Monday 22 September 2014

Ciambella con Frutta Secca, or Mummy Thorne's Little Cakes Recipe

We're back in the UK now, currently homeless but staying with Rowan's parents in Rutland while we find a place to live in Nottingham. We visited my parents in the Forest of Dean at the weekend, and spent Sunday meandering around Malvern and eating a tasty pub lunch at British Camp, followed by a tentative rummage through the pile of furniture and crap we stored in their barn to find our cooler weather clothes, taking great care not to disturb the bat guano scattered all over the protective dust sheets.

 My mum almost always has a batch of her delicious fruit cake-style fairy cakes ready for us when we visit. In our family they're affectionately known as Little Cakes to distinguish them from mum's normal-sized fruit cakes (she makes an excellent fruit cake too). They're incredibly simple, and to me they taste comfortingly of home; memories of lazy Sunday evenings spent watching Ski Sunday and the Antiques Roadshow, eating sandwiches made from leftover roast, mum's coleslaw and homemade pickled onions, with Little Cakes for pudding.
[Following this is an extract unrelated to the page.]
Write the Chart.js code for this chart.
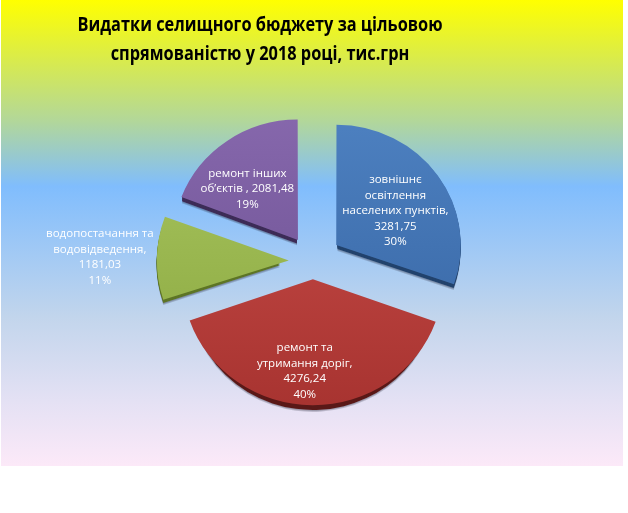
<!DOCTYPE html>
<html>
<head>
<meta charset="utf-8">
<script src="https://cdn.jsdelivr.net/npm/chart.js@4.4.1/dist/chart.umd.min.js"></script>
<style>
  html, body { margin: 0; padding: 0; background: #ffffff; }
  #wrap { width: 628px; height: 513px; }
</style>
</head>
<body>
<div id="wrap"><canvas id="c" width="628" height="513"></canvas></div>
<script>
// ---- data ----
const titleLines = ['Видатки селищного бюджету за цільовою', 'спрямованістю у 2018 році, тис.грн'];
const categories = ['зовнішнє освітлення населених пунктів', 'ремонт та утримання доріг', 'водопостачання та водовідведення', 'ремонт інших об’єктів'];
const categoryLines = [
  ['зовнішнє', 'освітлення', 'населених пунктів,'],
  ['ремонт та', 'утримання доріг,'],
  ['водопостачання та', 'водовідведення,'],
  ['ремонт інших', 'об’єктів ,']
];
const values = [3281.75, 4276.24, 1181.03, 2081.48];

// ---- styles ----
const faceTop = ['#5084c4', '#cc4f4b', '#abc862', '#8a6bb0'];
const faceBottom = ['#3462a0', '#a3302d', '#87a43c', '#684d8e'];
const sideColor = ['#22436d', '#5a1918', '#5d7526', '#3d2c57'];
const offsets = [114, 76, 97, 106];
const tiltY = 0.965;
// label placement: [radius factor, angle adjust in degrees, inline value?, dx, dy]
const labelPlace = [[0.57, 4, false, -2, 2], [0.71, 5, false, 0, 1], [1.48, -2, false, 2, -6], [0.61, -11, true, 4, 1]];
const fontFamily = '"Open Sans", "Noto Sans", sans-serif';

const total = values.reduce((a, b) => a + b, 0);
const fmt = v => v.toFixed(2).replace('.', ',');

function sliceDisplacement(arc) {
  const off = (arc.options.offset || 0) / 4;
  const fix = 1 - Math.sin(Math.min(Math.PI, arc.circumference || 0));
  return off + off * fix;
}

const bgPlugin = {
  id: 'bg',
  beforeDraw(chart) {
    const ctx = chart.ctx;
    ctx.save();
    ctx.fillStyle = '#ffffff';
    ctx.fillRect(0, 0, chart.width, chart.height);
    const g = ctx.createLinearGradient(0, 0, 0, 466);
    g.addColorStop(0, '#ffff00');
    g.addColorStop(0.26, '#b2d79a');
    g.addColorStop(0.40, '#80bdfd');
    g.addColorStop(0.68, '#c2d5ec');
    g.addColorStop(0.86, '#e4e1f4');
    g.addColorStop(1, '#fce9f8');
    ctx.fillStyle = g;
    ctx.fillRect(1, 0, 622, 466);
    // title
    ctx.fillStyle = '#000000';
    ctx.font = 'bold 19px ' + fontFamily;
    ctx.textAlign = 'center';
    ctx.textBaseline = 'middle';
    const w = ctx.measureText(titleLines[0]).width;
    const sx = 365 / w;
    ctx.translate(260, 0);
    ctx.scale(sx, 1);
    ctx.fillText(titleLines[0], 0, 26);
    ctx.fillText(titleLines[1], 0, 55);
    ctx.restore();
  }
};

const depthPlugin = {
  id: 'depth',
  beforeDatasetsDraw(chart) {
    const ctx = chart.ctx;
    const meta = chart.getDatasetMeta(0);
    const area = chart.chartArea;
    const cyc = (area.top + area.bottom) / 2;
    ctx.save();
    ctx.translate(0, cyc);
    ctx.scale(1, tiltY);
    ctx.translate(0, -cyc);
    meta.data.forEach((arc, i) => {
      const d = sliceDisplacement(arc);
      const mid = (arc.startAngle + arc.endAngle) / 2;
      const cx = arc.x + Math.cos(mid) * d;
      const cy = arc.y + Math.sin(mid) * d;
      for (let k = 7; k >= 1; k--) {
        ctx.beginPath();
        ctx.moveTo(cx, cy + k);
        ctx.arc(cx, cy + k, arc.outerRadius, arc.startAngle, arc.endAngle);
        ctx.closePath();
        ctx.fillStyle = k >= 6 ? 'rgba(40,40,60,0.22)' : sideColor[i];
        ctx.fill();
      }
    });
    // keep the transform active while the library draws the slices
  },
  afterDatasetsDraw(chart) {
    const ctx = chart.ctx;
    ctx.restore();
    const meta = chart.getDatasetMeta(0);
    const area = chart.chartArea;
    const cyc = (area.top + area.bottom) / 2;
    ctx.save();
    ctx.fillStyle = '#ffffff';
    ctx.font = '11.5px ' + fontFamily;
    ctx.textAlign = 'center';
    ctx.textBaseline = 'middle';
    meta.data.forEach((arc, i) => {
      const d = sliceDisplacement(arc);
      const mid = (arc.startAngle + arc.endAngle) / 2;
      const cx = arc.x + Math.cos(mid) * d;
      const cy = arc.y + Math.sin(mid) * d;
      const [f, adj, inlineVal, dx, dy] = labelPlace[i];
      const a = mid + adj * Math.PI / 180;
      const lx = cx + Math.cos(a) * arc.outerRadius * f + dx;
      const lyRaw = cy + Math.sin(a) * arc.outerRadius * f;
      const ly = cyc + (lyRaw - cyc) * tiltY + dy;
      const lines = categoryLines[i].slice();
      const pct = Math.round(values[i] / total * 100) + '%';
      if (inlineVal) {
        lines[lines.length - 1] = lines[lines.length - 1] + ' ' + fmt(values[i]);
      } else {
        lines.push(fmt(values[i]));
      }
      lines.push(pct);
      const lh = 15.5;
      const y0 = ly - (lines.length - 1) * lh / 2;
      lines.forEach((t, j) => ctx.fillText(t, lx, y0 + j * lh));
    });
    ctx.restore();
  }
};

function faceColor(context) {
  const i = context.dataIndex;
  const chart = context.chart;
  const area = chart.chartArea;
  if (!area) return faceTop[i];
  const cy = (area.top + area.bottom) / 2;
  const g = chart.ctx.createLinearGradient(0, cy - 170, 0, cy + 170);
  g.addColorStop(0, faceTop[i]);
  g.addColorStop(1, faceBottom[i]);
  return g;
}

new Chart(document.getElementById('c'), {
  type: 'pie',
  data: {
    labels: categories,
    datasets: [{
      data: values,
      backgroundColor: faceColor,
      borderWidth: 0,
      offset: offsets,
      hoverOffset: 0
    }]
  },
  options: {
    responsive: false,
    animation: false,
    radius: 123,
    layout: { padding: { left: 0, right: 2, top: 9, bottom: 0 } },
    plugins: {
      legend: { display: false },
      tooltip: { enabled: false },
      title: { display: false }
    }
  },
  plugins: [bgPlugin, depthPlugin]
});
</script>
</body>
</html>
I used her recipe while we were in Italy to make a very tasty ciambella - a sort of Italian Bundt cake - during a big thunderstorm. I adapted it a little to make it a bit more ciambella-y (I added marsala), but otherwise this is all my mum's recipe, and it worked just as well for ciambella as for fairy cakes.

                                                                                                                    (c) Becca Thorne 2014


This makes either one ciambella or approximately 12 little cakes. It's in ounces, as that's how mum gave it to me (she's been making these a long time), and I used this page to convert the original quantities to cups as I had no scales.

Ingredients
8oz plain flour
6oz butter
4oz sugar
2 eggs
2tsp baking powder
8oz dried mixed fruit/sultanas
A little milk - dairy or non-dairy
Optional: a generous glass of marsala or the tasty liquid of your choice - brandy, whisky, amaretto, sherry or Earl Grey tea would all work well - plus just enough apple or orange juice to cover the dried fruit in a small mixing bowl. Omit the milk if you do this.

Preheat the oven to 180C.

If using, soak the fruit in the marsala and juice for 10-15 minutes.
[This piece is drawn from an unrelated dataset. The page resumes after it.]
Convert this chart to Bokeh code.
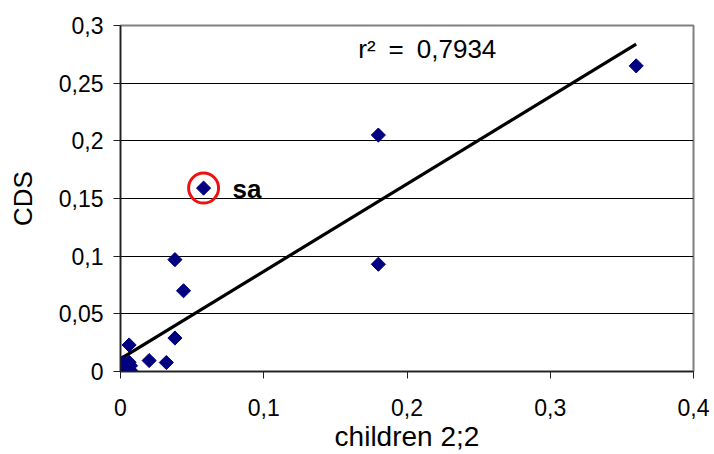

Lightly grease your ciambella pan, or line your fairy cake moulds with cake papers.
Cream the butter and sugar together until fairly smooth. Using a wooden spoon, beat in the eggs one at a time, adding a tablespoon or so of flour with each to prevent curdling.
Fold in the rest of the flour and the baking powder. If the mixture feels a little stiff or dry, add either a little milk or, if using, the soaking liquid from the fruit, to loosen it up to a good dropping consistency. Fold in the fruit.
Spoon the mixture into your pan or papers. If making individual cakes, sprinkle with a little demerera sugar. Bake in the centre of your oven for 15-20 mins until golden and a clean, sharp knife inserted into the middle of a cake comes out clean.
Allow to cool in the pan for a couple of minutes, then remove onto a wire rack to cool fully. Keeps well in an airtight box for several days.